Rodriguez on Energy Stocks, The Demise of The Style Box, and The Trouble with The Stimulus

Robert Rodriguez of First Pacific Advisors, who deftly avoided financials last year and earned praise for the strong performance of his bond fund, tells Barron’s that he remains hesitant about stocks, and thinks the government’s stimulus package is missing the point.

In 2008, Rodriguez’s FPA Capital equity fund lost 34.8% for the year despite his avoidance of financials, in part because energy companies got hit hard in the second half of the year. But he says the losses he sustained are different from those sustained by managers who got burned on financials. “For the value managers who owned, say, AIG, Lehman Brothers, Bear Stearns, Washington Mutual and on down the list, all of those are permanent losses of capital,” he explains. “But for the energy companies that we have owned and taken a hit on, they have cash, pristine balance sheets, virtually no debt, and their equipment is good for 25 years. … We see energy as just a deferral of performance, rather than a permanent loss of performance.”

Currently Rodriguez’s fund is 64% in equities and 36% in cash, and half of that 64% is in energy, with big bets in energy coming in the past few months.

Part of the reason for the spending spree was based on market mood — but part was also based on business risk. “That was very close to the high-water mark of fear and depression in the equity market,” Rodriguez says. “If we hadn’t deployed some capital, then the clients and shareholders and others, including the press, would be saying, ‘If that doesn’t get you to buy, what will?’ So we would always be on the defensive. And even if you were right longer-term, but you had a rally in between, you would look foolish. So I thought there is a business risk in there if we didn’t do something, and we thought a number of the securities had gotten pretty depressed.”

From the start of the buy program through Feb. 10, the S&P 500 lost 17%, the Amex Oil Index lost 3.2% and the Philadelphia Oil Service Sector Index lost 22.7%. Rodriguez says his entire purchase program for that period resulted in a loss of just 0.4%, however, with the energy purchases down 0.8%. Picks he likes include Ensco International, Patterson-UTI Energy, Arrow Electronics, and Avnet.

Rodriguez doesn’t have plans to continue his recent buying program. He’s made no buys since Dec. 23, and a few sells, and he thinks the credit crisis has a ways to go before he starts buying more. Commercial real estate could still drop 40% to 50%, and layoffs really kicked in only in the second part of last year. Earnings expectations are still too high, he says.

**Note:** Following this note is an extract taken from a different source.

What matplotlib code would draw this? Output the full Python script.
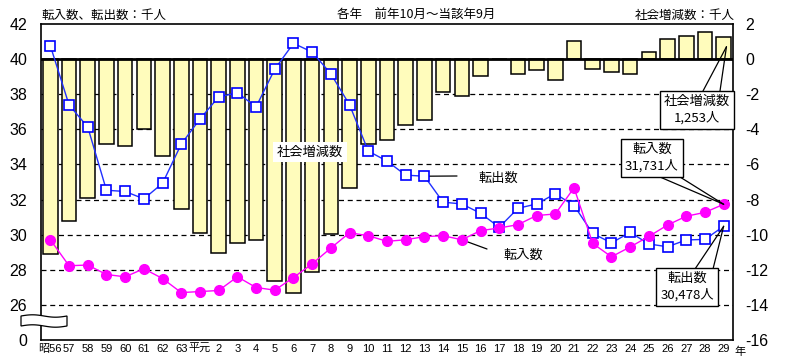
import matplotlib
matplotlib.use("Agg")
import matplotlib.pyplot as plt
from matplotlib.patches import Polygon
import numpy as np

plt.rcParams['font.family'] = ['Noto Sans CJK JP', 'DejaVu Sans']

years = ["昭56", "57", "58", "59", "60", "61", "62", "63", "平元",
         "2", "3", "4", "5", "6", "7", "8", "9", "10", "11", "12", "13",
         "14", "15", "16", "17", "18", "19", "20", "21", "22", "23", "24",
         "25", "26", "27", "28", "29"]

social_change = [-11.1, -9.24, -7.9, -4.82, -4.93, -3.98, -5.5, -8.53, -9.9,
                 -11.05, -10.5, -10.3, -12.63, -13.3, -12.1, -9.96, -7.33,
                 -4.82, -4.59, -3.73, -3.49, -1.9, -2.08, -0.97, 0.0, -0.86,
                 -0.63, -1.2, 1.03, -0.57, -0.76, -0.82, 0.38, 1.12, 1.3,
                 1.52, 1.253]

move_out = [40.76, 37.39, 36.13, 32.53, 32.46, 32.04, 32.93, 35.16, 36.59,
            37.85, 38.08, 37.28, 39.43, 40.9, 40.4, 39.16, 37.39, 34.76,
            34.19, 33.39, 33.33, 31.85, 31.75, 31.22, 30.42, 31.5, 31.75,
            32.33, 31.66, 30.07, 29.53, 30.13, 29.47, 29.31, 29.7, 29.73,
            30.478]

move_in = [29.71, 28.23, 28.27, 27.73, 27.6, 28.06, 27.5, 26.7, 26.76,
           26.82, 27.6, 26.99, 26.84, 27.56, 28.34, 29.24, 30.11, 29.94,
           29.62, 29.71, 29.89, 29.94, 29.71, 30.23, 30.38, 30.57, 31.09,
           31.18, 32.67, 29.5, 28.74, 29.3, 29.9, 30.55, 31.05, 31.27,
           31.731]

left_ticks = [24, 26, 28, 30, 32, 34, 36, 38, 40, 42]
left_labels = ["0", "26", "28", "30", "32", "34", "36", "38", "40", "42"]
right_ticks = [2, 0, -2, -4, -6, -8, -10, -12, -14, -16]

NUMFONT = ['Liberation Sans', 'Noto Sans CJK JP']

W, H = 799, 361
fig = plt.figure(figsize=(W / 100, H / 100), dpi=100)
L, R, T, B = 41, 733, 24, 340
ax = fig.add_axes([L / W, 1 - B / H, (R - L) / W, (B - T) / H])
ax2 = ax.twinx()
x = np.arange(len(years))

# bars (social change, right scale)
ax.set_xlim(-0.5, len(years) - 0.5)
ax.set_ylim(-16, 2)
for g in range(-14, 0, 2):
    ax.axhline(g, color='black', lw=0.9, ls=(0, (4, 3)), zorder=0)
ax.bar(x, social_change, width=0.78, color='#FFFCBC', edgecolor='black',
       linewidth=1.1, zorder=2)
ax.axhline(0, color='black', lw=2.0, zorder=3)
ax.yaxis.tick_right()
ax.set_yticks(right_ticks)
ax.set_yticklabels([str(t) for t in right_ticks], fontsize=11.5, family=NUMFONT)
ax.tick_params(axis='y', length=0, pad=9, left=False, labelleft=False,
               right=False, labelright=True)
ax.set_xticks(x)
ax.set_xticklabels(years, fontsize=8, family=NUMFONT)
ax.tick_params(axis='x', length=0, pad=3)
for s in ax.spines.values():
    s.set_linewidth(1.2)

# lines (left scale)
ax2.set_ylim(24, 42)
ax2.yaxis.tick_left()
ax2.set_yticks(left_ticks)
ax2.set_yticklabels(left_labels, fontsize=11.5, family=NUMFONT)
ax2.tick_params(axis='y', length=0, pad=10, left=False, labelleft=True,
                right=False, labelright=False)
ax2.plot(x, move_out, color='#2030FF', lw=1.0, marker='s', ms=6.5,
         mfc='white', mec='#0000FF', mew=1.2, zorder=4)
ax2.plot(x, move_in, color='#FF00FF', lw=1.0, marker='o', ms=7,
         mfc='#FF00FF', mec='#FF00FF', zorder=5)
for s in ax2.spines.values():
    s.set_visible(False)


def fx(px):
    return (px - L) / (R - L)


def fy(py):
    return (B - py) / (B - T)


# plain labels
ax2.text(fx(310), fy(152), "社会増減数", transform=ax2.transAxes, fontsize=9.5,
         ha='center', va='center', zorder=6,
         bbox=dict(boxstyle='square,pad=0.3', fc='white', ec='none'))
ax2.annotate("", xy=(20, move_out[20]), xytext=(fx(457), fy(176)),
             textcoords='axes fraction',
             arrowprops=dict(arrowstyle='-', lw=0.9, color='black',
                             shrinkA=0, shrinkB=0))
ax2.text(fx(498), fy(178), "転出数", transform=ax2.transAxes, fontsize=9.5,
         ha='center', va='center', zorder=6)
ax2.annotate("", xy=(22, move_in[22]), xytext=(fx(487), fy(249)),
             textcoords='axes fraction',
             arrowprops=dict(arrowstyle='-', lw=0.9, color='black',
                             shrinkA=0, shrinkB=0))
ax2.text(fx(523), fy(255), "転入数", transform=ax2.transAxes, fontsize=9.5,
         ha='center', va='center', zorder=6)


# callout boxes
def callout(cx, cy, text, pts, target, size=9.5):
    for (px, py) in pts:
        ax2.annotate("", xy=target, xytext=(fx(px), fy(py)),
                     textcoords='axes fraction',
                     arrowprops=dict(arrowstyle='-', lw=0.9, color='black',
                                     shrinkA=0, shrinkB=0), zorder=6)
    ax2.text(fx(cx), fy(cy), text, transform=ax2.transAxes, fontsize=size,
             ha='center', va='center', zorder=7, linespacing=1.3,
             bbox=dict(boxstyle='square,pad=0.3', fc='white', ec='black', lw=1))


last = len(years) - 1
callout(697, 110, "社会増減数\n%s人" % f"{int(round(social_change[last]*1000)):,}",
        [(703, 91), (720, 91)], (last + 0.15, social_change[last] - 0.55 + 40))
callout(652, 158, "転入数\n%s人" % f"{int(round(move_in[last]*1000)):,}",
        [(660, 177), (680, 177)], (last, move_in[last]))
callout(687, 287, "転出数\n%s人" % f"{int(round(move_out[last]*1000)):,}",
        [(695, 269), (713, 269)], (last, move_out[last]))

# header texts
fig.text(41 / W, 1 - 15 / H, "転入数、転出数：千人", fontsize=9, ha='left', va='center')
fig.text(416 / W, 1 - 15 / H, "各年　前年10月～当該年9月", fontsize=9, ha='center', va='center')
fig.text(735 / W, 1 - 15 / H, "社会増減数：千人", fontsize=9, ha='right', va='center')
fig.text(734 / W, 1 - 352 / H, "年", fontsize=8, ha='left', va='center')

# axis break symbol
xs = np.linspace(21, 67, 40)
wave = 1.2 * np.sin((xs - 21) / 46 * 2 * np.pi)
top = [(xx / W, 1 - (316 - w) / H) for xx, w in zip(xs, wave)]
bot = [(xx / W, 1 - (326 - w) / H) for xx, w in zip(xs[::-1], wave[::-1])]
brk = Polygon(top + bot, closed=True, fc='white', ec='black', lw=0.9,
              transform=fig.transFigure, zorder=10)
fig.add_artist(brk)

fig.savefig("out.png", dpi=100)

As for why Rodriguez’s equity fund lost so much last year despite his own prediction of the financial crisis, Rodriguez cites the increasing covariance among investment styles and investment products, something that played out when stocks — regardless of capitalization, foreign/domestic designation, or growth/value label — fell across the board in 2008. “I learned a long time ago that if I am going to get killed in something, I would rather get killed in something I already know than in something I am getting to know,” he says.

The increased co-variance will significantly change the investment world, with style-boxes falling by the wayside, Rodriguez says. He says his firm believes in the “land of tall trees”, and only invests in a select few industries. Others once said that was too risky and didn’t involve enough diversification, but ’08 has shown that a style-box diversification doesn’t really reduce risk as once thought.

Rodriguez also has some harsh warnings for the government regarding the $787 billion stimulus package. “They are trying to restart consumption and lending, but I have a news flash: It was excessive consumption and excessive debt creation that got us into this mess,” he says, saying the feds are trying to be “the consumer of last resort”.

“Rather than giving an $8,000 credit to buy homes, we should be reinvesting this money to change part of the industrial dynamic of the U.S. economy,” he said. “Over the next 10 to 15 years, exports as a percentage of GDP are going to have to go up. We are going to be in a donnybrook. If we do not increase exports to replace the contraction of consumption, we go to the government to be the consumer of last resort. And then GDP growth will be worse off.”